- The Washington Times - Sunday, January 11, 2009


“We’re a team of gentlemen, we’re a team of class and a team of individuals that respect each other. You’re not going to get any [negativity].” - Kevin Garnett after Friday’s loss to Cleveland, the Boston Celtics’ fourth straight defeat

Memo to Utah coach Kyle Whittingham:

We’ve got your back, buddy. The media are looking out for you, especially the writers and broadcasters who voted your team - the only unbeaten big-time college football team in the country - No. 2 in the final AP poll. As opposed to your fellow coaches, some of whom you probably considered friends, who voted the Utes No. 4 despite their 13-0 record.

Now you know who you can really count on. The press might stumble on the nuances of the Eagle Weak defense or the 41 Flash Pass, but it grasps the bigger picture. Besides, most media members pay closer attention and vote themselves, unlike some coaches who have a sports information person or their paper boy do the voting.

Look, no team was going to leapfrog Florida to No. 1. The Gators are too good and too fast, and Tim Tebow is too all-around wonderful. Even though you lobbied hard, you probably understand this. But No. 2 is mighty impressive for a team from a conference that sounds like an airline. Wait, there actually was a Mountain West Airlines. Anyway, you won ‘em all and beat four Top 25 teams, including Alabama, which lost only to you and the Gators. And you beat ‘Bama by more.

So, Coach, the next time you’re at a convention or golf outing chatting up one of your coaching “pals” and some reporter comes up to beg a minute or two of your time, you might want to stop what you’re doing and give it. Give it gladly.


Oklahoma’s Sam Bradford and Florida’s Tim Tebow, the past two Heisman Trophy-winning quarterbacks, are considering turning pro. Here’s how the five previous Heisman QBs have fared in the NFL:

2006: Troy Smith, Ohio State - Tonsillitis cost him the opportunity to compete for the Baltimore Ravens’ starting job this year. Rookie Joe Flacco grabbed the chance by the throat.

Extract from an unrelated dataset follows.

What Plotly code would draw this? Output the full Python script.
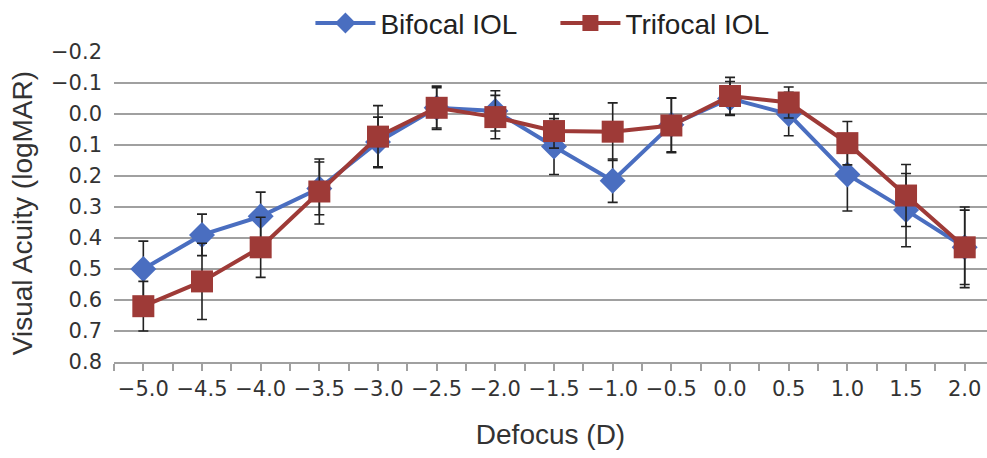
import plotly.graph_objects as go

defocus = [-5.0, -4.5, -4.0, -3.5, -3.0, -2.5, -2.0, -1.5, -1.0, -0.5, 0.0, 0.5, 1.0, 1.5, 2.0]
x_labels = ["−5.0", "−4.5", "−4.0", "−3.5", "−3.0", "−2.5", "−2.0", "−1.5", "−1.0", "−0.5",
            "0.0", "0.5", "1.0", "1.5", "2.0"]
bifocal = [0.50, 0.39, 0.33, 0.24, 0.09, -0.02, -0.01, 0.105, 0.215, 0.035, -0.05, 0.0, 0.195, 0.31, 0.43]
bifocal_err = [0.09, 0.067, 0.078, 0.085, 0.08, 0.065, 0.065, 0.09, 0.07, 0.087, 0.055, 0.07, 0.118, 0.118, 0.13]
trifocal = [0.62, 0.54, 0.43, 0.25, 0.073, -0.02, 0.01, 0.055, 0.057, 0.037, -0.058, -0.037, 0.094, 0.263, 0.43]
trifocal_err = [0.08, 0.123, 0.097, 0.105, 0.10, 0.07, 0.07, 0.055, 0.093, 0.088, 0.06, 0.05, 0.07, 0.10, 0.12]
y_ticks = [-0.2, -0.1, 0.0, 0.1, 0.2, 0.3, 0.4, 0.5, 0.6, 0.7, 0.8]
y_labels = ["−0.2", "−0.1", "0.0", "0.1", "0.2", "0.3", "0.4", "0.5", "0.6", "0.7", "0.8"]
x_title = "Defocus (D)"
y_title = "Visual Acuity (logMAR)"

BLUE = "#4A6EC0"
RED = "#9E3A37"
GRID = "#A0A0A0"
TICKFONT = dict(family="DejaVu Sans, sans-serif", size=21, color="#333333")
TITLEFONT = dict(family="Liberation Sans, Arial, sans-serif", size=28, color="#333333")

fig = go.Figure()
fig.add_trace(go.Scatter(
    x=defocus, y=bifocal, name="Bifocal IOL", mode="lines+markers",
    line=dict(color=BLUE, width=4),
    marker=dict(symbol="diamond", size=20, color=BLUE),
    error_y=dict(type="data", array=bifocal_err, color="#222222", thickness=1.6, width=5),
))
fig.add_trace(go.Scatter(
    x=defocus, y=trifocal, name="Trifocal IOL", mode="lines+markers",
    line=dict(color=RED, width=4),
    marker=dict(symbol="square", size=22, color=RED),
    error_y=dict(type="data", array=trifocal_err, color="#222222", thickness=1.6, width=5),
))

fig.update_layout(
    width=987, height=458,
    margin=dict(l=114, r=0, t=52, b=96, autoexpand=False),
    paper_bgcolor="white", plot_bgcolor="white",
    showlegend=True,
    legend=dict(orientation="h", x=0.225, xanchor="left", y=1.012, yanchor="bottom",
                font=dict(family="Liberation Sans, Arial, sans-serif", size=28, color="#222222"),
                itemwidth=60, entrywidth=170, entrywidthmode="pixels", traceorder="normal"),
    xaxis=dict(
        range=[-5.25, 2.19], tickvals=defocus, ticktext=x_labels,
        showgrid=False, zeroline=False,
        showline=True, linecolor=GRID, linewidth=2,
        ticks="outside", ticklen=7, tickcolor=GRID, tickwidth=2,
        minor=dict(ticks="outside", dtick=0.25, tick0=-5.25, ticklen=7, tickcolor=GRID, tickwidth=2),
        tickfont=TICKFONT,
        title=dict(text=x_title, font=TITLEFONT, standoff=24),
    ),
    yaxis=dict(
        range=[0.8, -0.2], tickvals=y_ticks, ticktext=y_labels,
        showgrid=True, gridcolor=GRID, gridwidth=2,
        zeroline=False, showline=False, ticks="",
        ticklabelstandoff=11,
        tickfont=TICKFONT,
    ),
    annotations=[dict(
        text=y_title, xref="paper", yref="paper", x=-0.1054, y=0.48,
        xanchor="center", yanchor="middle", textangle=-90, showarrow=False,
        font=TITLEFONT,
    )],
)

fig.write_html("out.html", config={"displayModeBar": False},
               post_script="document.body.style.margin='0';document.body.style.overflow='hidden';")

2004: Matt Leinart, Southern Cal - Hurt and ineffective since Arizona picked him 10th in 2006. He has shown up more in Internet party photos than on the field.

2003: Jason White, Oklahoma - Weak arm, bad knees, no pro career.

2002: Carson Palmer, Southern Cal - No. 1 pick in 2003 was a Pro Bowl selection with Cincinnati despite suffering a bad knee injury in the 2005 playoffs and missing most of 2008 with a sore elbow.

2001: Eric Crouch, Nebraska - Converted to receiver by St. Louis, but he still wanted to play quarterback. Could play neither, it turned out.